By now, we’ve had a LOT of experience dealing with city inspections.
And we’ve seen how many different contractors handle them.
And here’s what separates the contractors who get their permits signed off from the ones who get endless streams of corrections:
- Good quality work (obviously); and
The nature of renovating old buildings is that things are not always going to get built exactly to plan.
You and your contractor are going to have to improvise in order to create the best possible space within the constraints under which you are forced to operate.
The hard part is when the inspector comes in and sees that what has been done deviates from the plans.
Now, if what you have done violates the building codes, there’s not much anyone can do… you’re not going to get away with it.
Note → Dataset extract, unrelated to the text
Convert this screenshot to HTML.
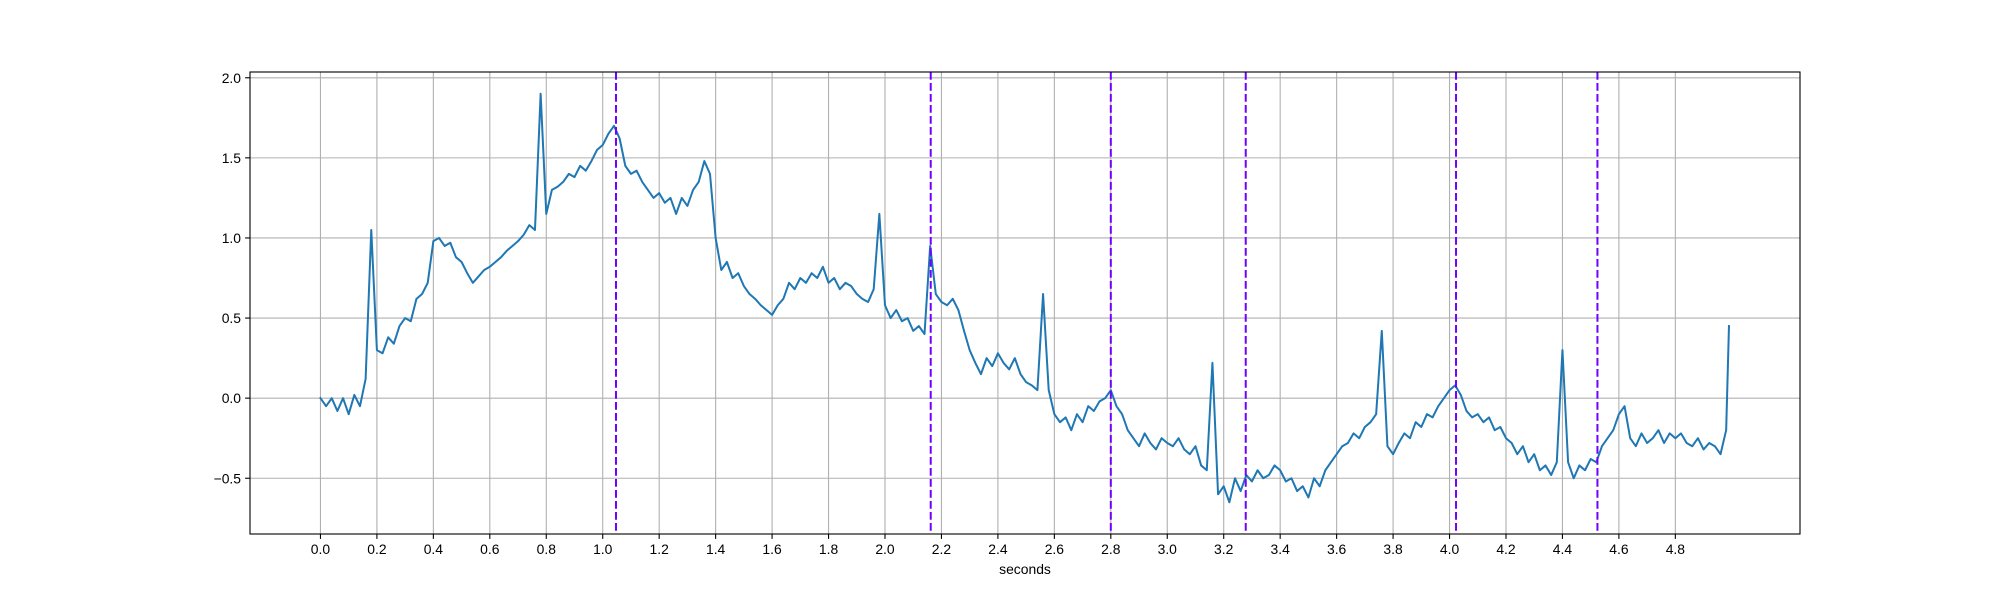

However, if the work is to code, then you might. If your contractor has a history of doing good work and projects confidence in his own knowledge of the building code, the inspector is likely to allow some deviations without requiring you to go back to plan-check (which can impose weeks or months of delays).
If, on the other hand, your contractor does low quality work and/or lacks confidence in his own knowledge of the building codes, the inspector is likely going to run roughshod over him, which means multiples rounds of additional inspections and / or trips back to plan-check.
With isolated exceptions, we have found city inspectors to be pretty reasonable people. If they think you know what you’re doing, they let you proceed. If they think you’re an amateur, then they force you through the wringer (which, by the way, is how you go from being an amateur to being a pro… trust me!).